Tuesday, 31 May 2011

Living City Plan

The first experience that I had of playing in a band was when Patrick, who was working as an engineer at The Strongroom Studio on Curtain Road, offered me an afternoon recording there in his free time before the pop group Spiritualised came in for the night. They had taken weeks, and would take weeks more, finishing an LP there. Lisa and I had worked out a few songs which we rehearsed a couple of times with Nick, Howard and Dino and then persuaded Joe to come along and play drums with us.

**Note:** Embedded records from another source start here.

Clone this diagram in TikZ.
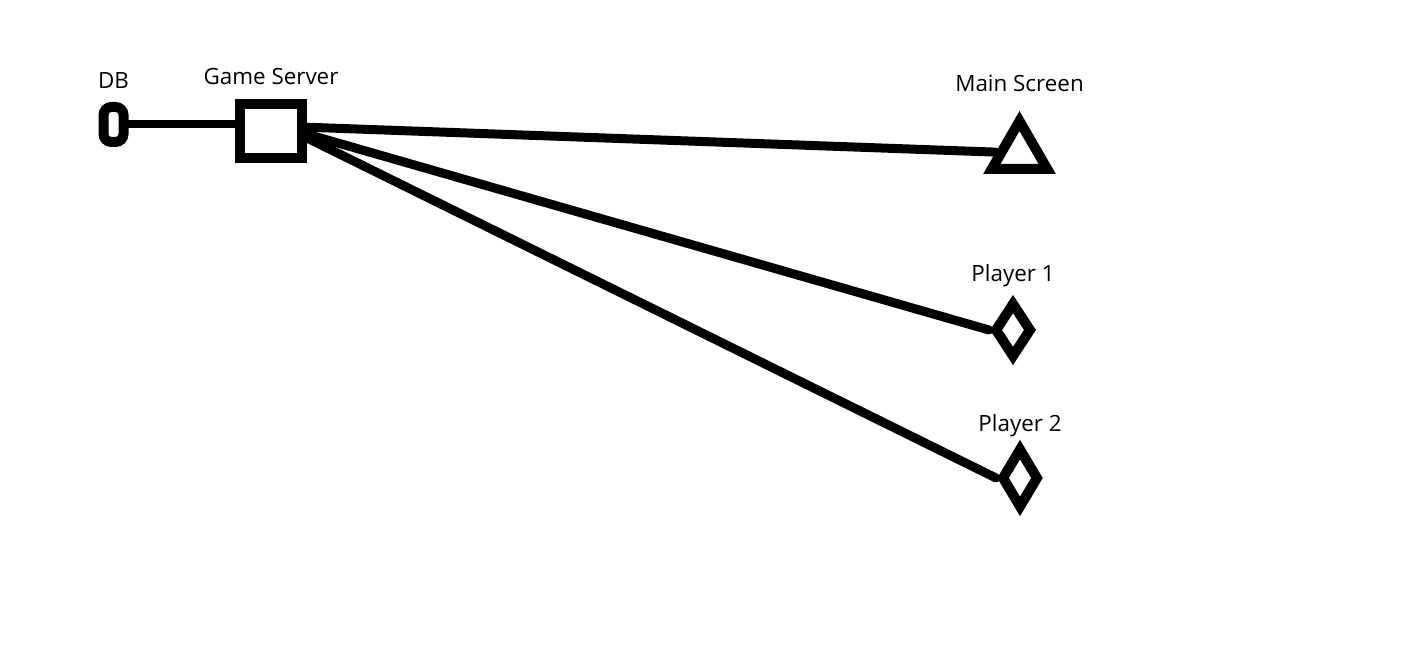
\documentclass[tikz,border=0pt]{standalone}
\usepackage{fontspec}
\setmainfont{Open Sans}
\usetikzlibrary{positioning,shapes.geometric}

\begin{document}
\begin{tikzpicture}[x=0.5pt,y=-0.5pt,line cap=round,node distance=8pt]
    \tikzstyle{thing}=[draw=black,line width=5pt,inner sep=0pt,line join=miter]
    \tikzstyle{db}=[thing,rounded corners=4pt,minimum width=10pt,minimum height=17.5pt]
    \tikzstyle{server}=[thing,minimum width=31pt,minimum height=27pt]
    \tikzstyle{screen}=[thing,regular polygon,regular polygon sides=3,minimum size=32pt]
    \tikzstyle{player}=[thing,diamond,minimum width=19pt]
    \tikzstyle{link}=[draw=black,line width=4.5pt,line cap=round]
    \tikzstyle{annot}=[inner sep=0pt,font=\fontsize{11.2}{13.4}\selectfont]

    \useasboundingbox (0,0) rectangle (1416,672);

    % Draw the boxes
    \node[db] (DB) at (113.5,124.5) {};
    \node[server] (GS) at (271,131) {};
    \node[screen] (MS) at (1019.5,153) {};
    \node[player,minimum height=28pt] (P-1) at (1013,330) {};
    \node[player,minimum height=30.5pt] (P-2) at (1020,478) {};

    % Connect the database with the server
    \draw[link,line width=4pt] (DB) -- (DB -| GS.west);

    % Connect the server with the screen and the players
    \draw[link] (GS.6) -- (MS);
    \draw[link] (GS.-5) -- (P-1.west);
    \draw[link] (GS.-11) -- (P-2.west);

    % Annotate the boxes
    \node[annot,above=6.5pt of DB] {DB};
    \node[annot,above=7pt of GS] {Game Server};
    \node[annot,above=9.5pt of MS] {Main Screen};
    \node[annot,above=5pt of P-1] {Player 1};
    \node[annot,above=2.5pt of P-2] {Player 2};
\end{tikzpicture}
\end{document}
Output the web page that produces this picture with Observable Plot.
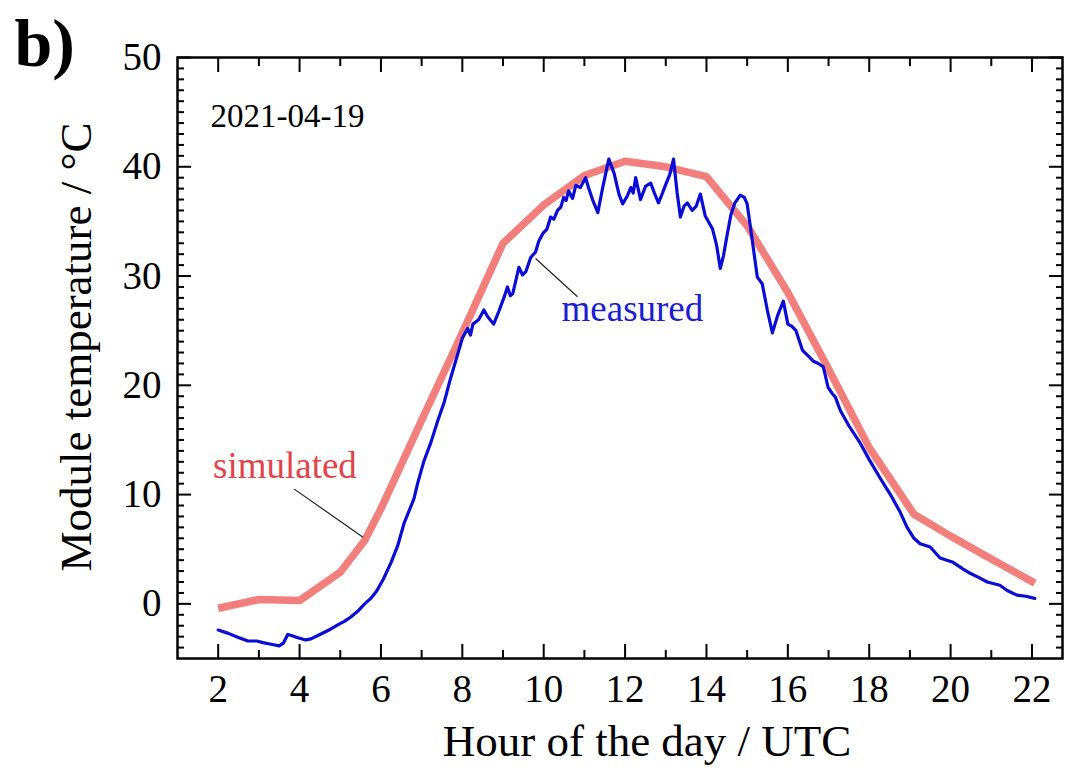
<!DOCTYPE html>
<html>
<head>
<meta charset="utf-8">
<script src="https://cdn.jsdelivr.net/npm/d3@7"></script>
<script src="https://cdn.jsdelivr.net/npm/@observablehq/plot@0.6"></script>
<style>
  html, body { margin: 0; padding: 0; background: #ffffff; }
  #chart svg { display: block; }
</style>
</head>
<body>
<div id="chart"></div>
<script>
// ---- Data ----
const simHour = [2, 3, 4, 5, 5.6, 6, 7, 8, 9, 10, 11, 12, 13, 14, 15, 16, 17, 18, 19.1, 20, 21, 22.07];
const simTemp = [-0.4, 0.4, 0.3, 2.9, 5.8, 8.7, 16.8, 24.8, 33.0, 36.5, 39.2, 40.5, 40.0, 39.1, 34.6, 28.5, 21.5, 14.3, 8.2, 6.2, 4.1, 1.9];

const measHour = [2.00, 2.25, 2.48, 2.73, 2.95, 3.10, 3.30, 3.50, 3.60, 3.71, 3.80, 3.96, 4.15, 4.28, 4.50, 4.77, 4.95, 5.10, 5.26, 5.45,
  5.60, 5.75, 5.90, 6.05, 6.25, 6.41, 6.57, 6.81, 6.90, 7.05, 7.23, 7.40, 7.55, 7.70, 7.89, 8.00, 8.13, 8.20, 8.26, 8.40,
  8.53, 8.62, 8.77, 8.90, 9.02, 9.11, 9.18, 9.24, 9.39, 9.48, 9.56, 9.68, 9.80, 9.88, 9.98, 10.08, 10.17, 10.25, 10.34, 10.42,
  10.49, 10.55, 10.61, 10.71, 10.79, 10.90, 11.03, 11.10, 11.20, 11.33, 11.45, 11.60, 11.73, 11.85, 11.94, 12.05, 12.14, 12.20, 12.26, 12.38,
  12.50, 12.63, 12.72, 12.82, 12.92, 12.99, 13.10, 13.19, 13.28, 13.36, 13.45, 13.53, 13.65, 13.75, 13.85, 13.97, 14.15, 14.25, 14.34, 14.42,
  14.51, 14.60, 14.70, 14.83, 14.93, 15.00, 15.08, 15.15, 15.25, 15.37, 15.50, 15.62, 15.75, 15.89, 16.00, 16.10, 16.20, 16.36, 16.50, 16.63,
  16.75, 16.87, 16.99, 17.08, 17.17, 17.29, 17.50, 17.78, 18.00, 18.27, 18.52, 18.76, 18.93, 19.10, 19.25, 19.50, 19.74, 20.06, 20.30, 20.48,
  20.70, 20.90, 21.21, 21.40, 21.63, 21.85, 22.07];
const measTemp = [-2.4, -2.7, -3.05, -3.4, -3.4, -3.55, -3.7, -3.85, -3.6, -2.8, -2.9, -3.1, -3.3, -3.2, -2.8, -2.3, -1.9, -1.6, -1.2, -0.6,
  0.0, 0.5, 1.2, 2.2, 3.8, 5.3, 7.4, 9.6, 11.0, 13.0, 14.8, 16.8, 18.4, 20.5, 22.9, 24.3, 25.2, 24.6, 25.6, 26.0,
  26.9, 26.3, 25.6, 26.8, 28.0, 29.0, 28.2, 28.4, 30.8, 30.1, 30.4, 31.7, 32.2, 33.2, 33.9, 34.3, 35.4, 35.2, 36.0, 36.3,
  37.2, 36.9, 37.8, 37.1, 38.3, 38.1, 39.0, 38.1, 37.0, 35.8, 38.1, 40.7, 39.4, 37.5, 36.6, 37.3, 38.1, 37.6, 39.0, 37.0,
  38.2, 38.5, 37.6, 36.7, 37.6, 38.3, 39.3, 40.7, 37.6, 35.4, 36.4, 36.7, 36.0, 36.4, 37.5, 35.5, 34.3, 32.8, 30.7, 31.9,
  33.8, 35.6, 36.7, 37.4, 37.2, 36.6, 34.5, 32.6, 29.9, 29.3, 26.8, 24.8, 26.4, 27.7, 25.6, 25.4, 25.0, 23.2, 22.7, 22.2,
  22.0, 21.7, 19.8, 19.3, 18.9, 17.7, 16.3, 14.7, 13.2, 11.5, 10.0, 8.4, 7.0, 6.0, 5.5, 5.2, 4.2, 3.8, 3.2, 2.8,
  2.4, 2.0, 1.7, 1.2, 0.8, 0.7, 0.5];

const xMajorTicks = [2, 4, 6, 8, 10, 12, 14, 16, 18, 20, 22];
const xMinorTicks = [3, 5, 7, 9, 11, 13, 15, 17, 19, 21];
const yMajorTicks = [0, 10, 20, 30, 40, 50];
const yMinorTicks = [-4, -3, -2, -1, 1, 2, 3, 4, 5, 6, 7, 8, 9, 11, 12, 13, 14, 15, 16, 17, 18, 19,
  21, 22, 23, 24, 25, 26, 27, 28, 29, 31, 32, 33, 34, 35, 36, 37, 38, 39, 41, 42, 43, 44, 45, 46, 47, 48, 49];

const seriesNames = ["simulated", "measured"];
const labelHour = [3.64, 12.18];
const labelTemp = [12.6, 27.0];
const leaderHourFrom = [3.87, 9.80];
const leaderTempFrom = [10.5, 31.6];
const leaderHourTo = [5.56, 10.83];
const leaderTempTo = [6.1, 28.1];

const dateText = "2021-04-19";
const panelText = "b)";
const xTitle = "Hour of the day / UTC";
const yTitle = "Module temperature / °C";

// ---- Build tables ----
const sim = simHour.map((h, i) => ({h, t: simTemp[i]}));
const meas = measHour.map((h, i) => ({h, t: measTemp[i]}));
const leaders = leaderHourFrom.map((h, i) => ({x1: h, y1: leaderTempFrom[i], x2: leaderHourTo[i], y2: leaderTempTo[i]}));

const serif = "'Liberation Serif', 'Times New Roman', 'DejaVu Serif', serif";
const simColor = "#f27f7c";
const simTextColor = "#e0444a";
const measColor = "#0b0bd6";
const measTextColor = "#1c1cd0";

const tickCommon = {fill: "none", label: null, strokeWidth: 2};

const chart = Plot.plot({
  width: 1079,
  height: 781,
  marginTop: 57,
  marginBottom: 123,
  marginLeft: 177,
  marginRight: 17,
  x: {domain: [1, 22.75], label: null},
  y: {domain: [-5, 50], label: null},
  style: {fontFamily: serif, background: "white", color: "black"},
  marks: [
    Plot.line(sim, {x: "h", y: "t", stroke: simColor, strokeWidth: 7.5, strokeLinejoin: "round", strokeLinecap: "butt"}),
    Plot.line(meas, {x: "h", y: "t", stroke: measColor, strokeWidth: 3.2, strokeLinejoin: "round"}),
    Plot.link(leaders, {x1: "x1", y1: "y1", x2: "x2", y2: "y2", stroke: "#222", strokeWidth: 1.2}),
    Plot.text([seriesNames[0]], {x: () => labelHour[0], y: () => labelTemp[0], text: d => d, fill: simTextColor, fontSize: 37}),
    Plot.text([seriesNames[1]], {x: () => labelHour[1], y: () => labelTemp[1], text: d => d, fill: measTextColor, fontSize: 37}),
    Plot.text([dateText], {frameAnchor: "top-left", text: d => d, textAnchor: "start", dx: 33, dy: 46, fontSize: 33}),
    Plot.text([panelText], {frameAnchor: "top-left", text: d => d, textAnchor: "start", dx: -163, dy: -40, fontSize: 68, fontWeight: "bold"}),
    Plot.text([xTitle], {frameAnchor: "bottom", text: d => d, textAnchor: "middle", dx: 27, dy: 97, fontSize: 45}),
    Plot.text([yTitle], {frameAnchor: "left", text: d => d, textAnchor: "middle", rotate: -90, dx: -101, dy: -11, fontSize: 45}),

    // tick labels
    Plot.axisX({anchor: "bottom", ticks: xMajorTicks, tickSize: 0, tickPadding: 16, fontSize: 39, label: null, tickFormat: d => String(d)}),
    Plot.axisY({anchor: "left", ticks: yMajorTicks, tickSize: 0, tickPadding: 16, fontSize: 39, label: null, tickFormat: d => String(d)}),

    // inward ticks on all four sides
    Plot.axisX({anchor: "bottom", ticks: xMajorTicks, tickSize: -14, ...tickCommon}),
    Plot.axisX({anchor: "bottom", ticks: xMinorTicks, tickSize: -8, ...tickCommon}),
    Plot.axisX({anchor: "top", ticks: xMajorTicks, tickSize: -14, ...tickCommon}),
    Plot.axisX({anchor: "top", ticks: xMinorTicks, tickSize: -8, ...tickCommon}),
    Plot.axisY({anchor: "left", ticks: yMajorTicks, tickSize: -14, ...tickCommon}),
    Plot.axisY({anchor: "left", ticks: yMinorTicks, tickSize: -7, ...tickCommon}),
    Plot.axisY({anchor: "right", ticks: yMajorTicks, tickSize: -14, ...tickCommon}),
    Plot.axisY({anchor: "right", ticks: yMinorTicks, tickSize: -7, ...tickCommon}),

    Plot.frame({strokeWidth: 2.5, stroke: "black"})
  ]
});

document.getElementById("chart").appendChild(chart);
</script>
</body>
</html>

Recording was new to everyone except Joe who had seen it all before and who sat on his drum stool in between takes reading the paper. The results from The Strongroom weren’t that great. We didn't really know what we were doing after all.

Not long after came our first gig. It was downstairs at the Hope and Anchor in Highbury. The guitarist from Blur came but was turned away at the door since it was sold out. Is that note worthy? Probably not and it didn't seem so at the time either.

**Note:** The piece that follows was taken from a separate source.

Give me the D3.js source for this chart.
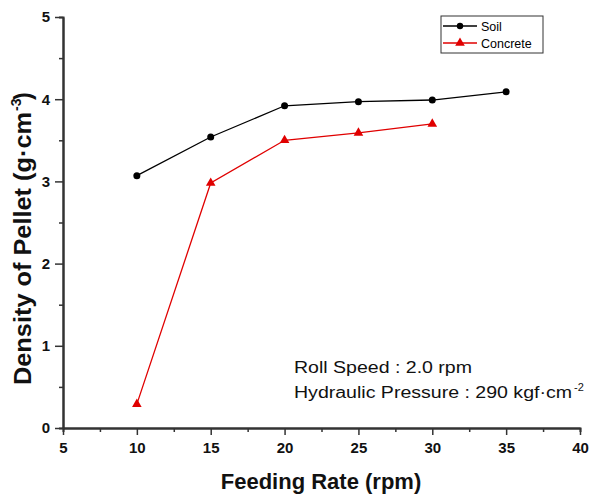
<!DOCTYPE html>
<html>
<head>
<meta charset="utf-8">
<script src="https://cdnjs.cloudflare.com/ajax/libs/d3/7.8.5/d3.min.js"></script>
<style>
  body { margin: 0; background: #fff; }
  text { font-family: Arial, "Liberation Sans", sans-serif; }
</style>
</head>
<body>
<svg id="chart" width="590" height="495"></svg>
<script>
// data
var feedRate = [10, 15, 20, 25, 30, 35];
var soil = [3.07, 3.54, 3.92, 3.97, 3.99, 4.09];
var concrete = [0.29, 2.98, 3.50, 3.59, 3.70];
var xTicks = [5, 10, 15, 20, 25, 30, 35, 40];
var yTicks = [0, 1, 2, 3, 4, 5];

var svg = d3.select("#chart");
var x = d3.scaleLinear().domain([5, 40]).range([63, 580]);
var y = d3.scaleLinear().domain([0, 5]).range([428, 17]);
var axisCol = "#333";

// axes
var gx = svg.append("g").attr("transform", "translate(0," + y(0) + ")");
gx.call(d3.axisBottom(x).tickValues(xTicks).tickSize(7).tickSizeOuter(0).tickPadding(5).tickFormat(d3.format("d")));
gx.append("g").call(d3.axisBottom(x).tickValues(d3.range(7.5, 40, 5)).tickSize(4).tickFormat(""));

var gy = svg.append("g").attr("transform", "translate(" + x(5) + ",0)");
gy.call(d3.axisLeft(y).tickValues(yTicks).tickSize(8).tickSizeOuter(0).tickPadding(5).tickFormat(d3.format("d")));
gy.append("g").call(d3.axisLeft(y).tickValues(d3.range(0.5, 5, 1)).tickSize(4).tickFormat(""));

svg.selectAll(".domain").attr("stroke", axisCol).attr("stroke-width", 2);
svg.selectAll(".tick line").attr("stroke", axisCol).attr("stroke-width", 1.5);
svg.selectAll(".tick text").attr("fill", "#111").style("font-size", "15px").style("font-weight", "bold");
gx.selectAll(".tick text").attr("dy", "0.85em");

// lines
var line = d3.line().x(function (d) { return x(d[0]); }).y(function (d) { return y(d[1]); });
var soilPts = feedRate.map(function (f, i) { return [f, soil[i]]; });
var concPts = concrete.map(function (v, i) { return [feedRate[i], v]; });

svg.append("path").datum(soilPts).attr("d", line)
  .attr("fill", "none").attr("stroke", "#000").attr("stroke-width", 1.3);
svg.append("path").datum(concPts).attr("d", line)
  .attr("fill", "none").attr("stroke", "#e00000").attr("stroke-width", 1.3);

svg.selectAll(".soilPt").data(soilPts).enter().append("circle")
  .attr("cx", function (d) { return x(d[0]); })
  .attr("cy", function (d) { return y(d[1]); })
  .attr("r", 3.5).attr("fill", "#000");

var tri = d3.symbol().type(d3.symbolTriangle).size(40);
svg.selectAll(".concPt").data(concPts).enter().append("path")
  .attr("d", tri)
  .attr("transform", function (d) { return "translate(" + x(d[0]) + "," + y(d[1]) + ")"; })
  .attr("fill", "#e00000");

// legend
var lg = svg.append("g");
lg.append("rect").attr("x", 441).attr("y", 16).attr("width", 102).attr("height", 37)
  .attr("fill", "#fff").attr("stroke", "#333").attr("stroke-width", 1);
lg.append("line").attr("x1", 443).attr("x2", 477).attr("y1", 26).attr("y2", 26).attr("stroke", "#000").attr("stroke-width", 1.3);
lg.append("circle").attr("cx", 460).attr("cy", 26).attr("r", 3.2).attr("fill", "#000");
lg.append("line").attr("x1", 443).attr("x2", 477).attr("y1", 43).attr("y2", 43).attr("stroke", "#e00000").attr("stroke-width", 1.3);
lg.append("path").attr("d", tri).attr("transform", "translate(460,43)").attr("fill", "#e00000");
lg.append("text").attr("x", 481).attr("y", 30.5).style("font-size", "12.5px").text("Soil");
lg.append("text").attr("x", 481).attr("y", 47.5).style("font-size", "12.5px").text("Concrete");

// annotation
var note = svg.append("g").style("font-size", "16px").attr("fill", "#111");
note.append("text").attr("x", 294).attr("y", 373)
  .attr("textLength", 178).attr("lengthAdjust", "spacingAndGlyphs")
  .text("Roll Speed : 2.0 rpm");
note.append("text").attr("x", 294).attr("y", 398)
  .attr("textLength", 278).attr("lengthAdjust", "spacingAndGlyphs")
  .text("Hydraulic Pressure : 290 kgf\u00b7cm");
note.append("text").attr("x", 574).attr("y", 391).style("font-size", "11px").text("-2");

// axis titles
svg.append("text").attr("x", 321).attr("y", 489).attr("text-anchor", "middle")
  .style("font-size", "22px").style("font-weight", "bold").attr("fill", "#111")
  .text("Feeding Rate (rpm)");
var yt = svg.append("g").attr("transform", "translate(31,0) rotate(-90)")
  .style("font-size", "23px").style("font-weight", "bold").attr("fill", "#111");
yt.append("text").attr("x", -385).attr("y", 0)
  .attr("textLength", 273).attr("lengthAdjust", "spacingAndGlyphs")
  .text("Density of Pellet (g\u00b7cm");
yt.append("text").attr("x", -111).attr("y", -10).style("font-size", "14px").text("-3");
yt.append("text").attr("x", -100).attr("y", 0).text(")");
</script>
</body>
</html>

I made the mistake of taking some cocaine that Howard passed around. Aside from the fact that I don't like cocaine and I don't like people on cocaine and I don't like myself on cocaine and generally hate drugs, it proved to be a bad idea because it amplified my nervousness to the extent that I literally could not speak. My brother Adrian tried to make conversation and I had to run away, Lisa introduced her father, who was on holiday in London, but I couldn't reply to him.

After playing half a dozen shows I had no pre-performance nerves whatsoever, providing that I stayed away from Howard whose stage anxiety was so overwhelming it was contagious. It took me a while to realise this but, before I did, we'd always go to a pub together after the sound check. I'd enter feeling clear headed and leave, destined for the stage, a nervous wreck.

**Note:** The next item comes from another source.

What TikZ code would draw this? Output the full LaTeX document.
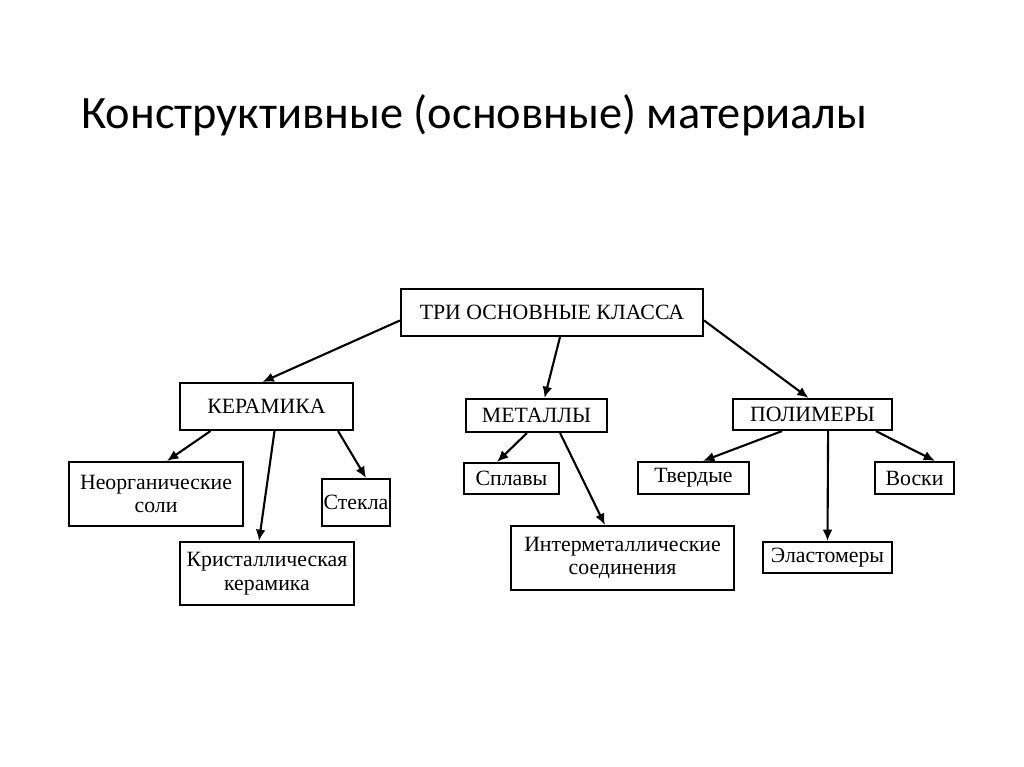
\documentclass[tikz,border=0pt]{standalone}
\usepackage{fontspec}
\setmainfont{Liberation Serif}
\newfontfamily\titlefont{Carlito}
\usetikzlibrary{arrows.meta,positioning,calc}
\tikzset{
  every picture/.style={font=\fontsize{15.5}{17}\selectfont},
  cls/.style={draw,line width=1.5pt,inner sep=0pt,align=center},
  lnk/.style={line width=1.5pt,-{Latex[length=8pt,width=7pt]}},
}

\begin{document}
\begin{tikzpicture}[x=0.025cm,y=-0.025cm]
  \useasboundingbox[fill=white] (0,0) rectangle (1024,767);
  \node[anchor=base west,inner sep=0pt,font=\titlefont\fontsize{33}{38}\selectfont] (title) at (81,129)
    {Конструктивные (основные) материалы};
  % the three classes
  \node[cls,minimum width=7.55cm,minimum height=1.175cm] (root) at (552,312.5) {ТРИ ОСНОВНЫЕ КЛАССА};
  \node[cls,minimum width=4.325cm,minimum height=1.175cm] (kera) at (266.5,406.5) {КЕРАМИКА};
  \node[cls,minimum width=3.525cm,minimum height=0.825cm] (metal) at (536.5,415.5) {МЕТАЛЛЫ};
  \node[cls,minimum width=3.975cm,minimum height=0.775cm] (poly) at (812.5,414.5) {ПОЛИМЕРЫ};
  % their kinds
  \node[cls,minimum width=4.35cm,minimum height=1.6cm] (salt) at (156,494) {Неорганические\\соли};
  \node[cls,minimum width=1.7cm,minimum height=1.175cm] (glass) at (356,502.5) {Стекла};
  \node[cls,minimum width=4.35cm,minimum height=1.575cm] (cryst) at (267,573.5) {Кристаллическая\\керамика};
  \node[cls,minimum width=2.375cm,minimum height=0.775cm] (alloy) at (511.5,478.5) {Сплавы};
  \node[cls,minimum width=5.575cm,minimum height=1.6cm] (inter) at (622.5,558) {Интерметаллические\\соединения};
  \node[cls,minimum width=2.775cm,minimum height=0.8cm] (solid) at (693.5,478) {Твердые};
  \node[cls,minimum width=1.975cm,minimum height=0.8cm] (wax) at (914.5,478) {Воски};
  \node[cls,minimum width=3.225cm,minimum height=0.775cm] (elast) at (827.5,557.5) {Эластомеры};
  % links
  \draw[lnk] ([yshift=-0.2cm]root.west) -- ([xshift=-0.1cm]kera.north);
  \draw[lnk] ([xshift=0.2cm]root.south) -- ([xshift=0.2cm]metal.north);
  \draw[lnk] ([yshift=-0.2cm]root.east) -- ([xshift=-0.1cm]poly.north);
  \draw[lnk] ([xshift=-1.4cm]kera.south) -- ([xshift=0.275cm]salt.north);
  \draw[lnk] ([xshift=0.2cm]kera.south) -- ([xshift=-0.2cm]cryst.north);
  \draw[lnk] ([xshift=-0.4cm]kera.south east) -- ([xshift=0.25cm]glass.north);
  \draw[lnk] ([xshift=-0.24cm]metal.south) -- ([xshift=-0.36cm]alloy.north);
  \draw[lnk] ([xshift=0.59cm]metal.south) -- ([xshift=-0.44cm]inter.north);
  \draw[lnk] ([xshift=-0.76cm]poly.south) -- ([xshift=0.24cm]solid.north);
  \draw[lnk] ([xshift=0.39cm]poly.south) -- (elast.north);
  \draw[lnk] ([xshift=-0.43cm]poly.south east) -- ([xshift=0.51cm]wax.north);
\end{tikzpicture}
\end{document}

So, by the time we went to the newly opened Milo's studio on Hoxton Square (Howard knew someone who worked there perhaps) we had a name, Miss Mend, had rehearsed and had played a few shows. We hadn’t realised that we ought to have booked an engineer, it was a Saturday and for a while it looked as though we wouldn’t be able to get hold of anyone at the last minute. When we finally did get going it went smoothly. Listening to the record it seems like the studio must have had a great set up. At the time I really wasn't interested in the process of recording and just wanted to finish up and get to the pub but I’d love to know now what desk they used, what equalisers and compressors, which reverb unit.

Mixing the record was a pain. First of all we tried some people who had a studio set up below Proud Gallery (when it was located just off Villiers Street.) It was hot, cramped, humid and dusty in the cellar there, the environment was unbearable and the results were dreadful. In the end Clive Painter, who had recorded with the band Tram with whom we played many shows (we were label mates) mixed it at his home studio (where we would subsequently record our second single.)

Lisa sings the excellent A side, Living City Plan, and I one of the two songs on the B side. It really pains me that I sing with a slight inflection to some of the words like I’m pretending to be Stephen Pastel. Which, I am so sorry to say and it pains me on so many different levels to admit it, I probably was.

We were awarded 'Single Of The Week' by the New Musical Express but assumed this to be a fairly normal event for a new band, or I did at any rate, and so when the label Independiente summoned us for an interview at their Baron's Court office none of us put in any effort to impress them at all.

Myself and Lisa visited my parents house shortly after it was released and my parents' friend Cliff was also at the house as a guest for dinner. He'd played drums in jazz bands throughout his life. He asked to hear the record, I had given a copy to my mum and dad and so I put it on the turntable. It upset him, he didn't think that it qualified as a real song he said, he said that it was not music. He got quite agitated so I changed the subject.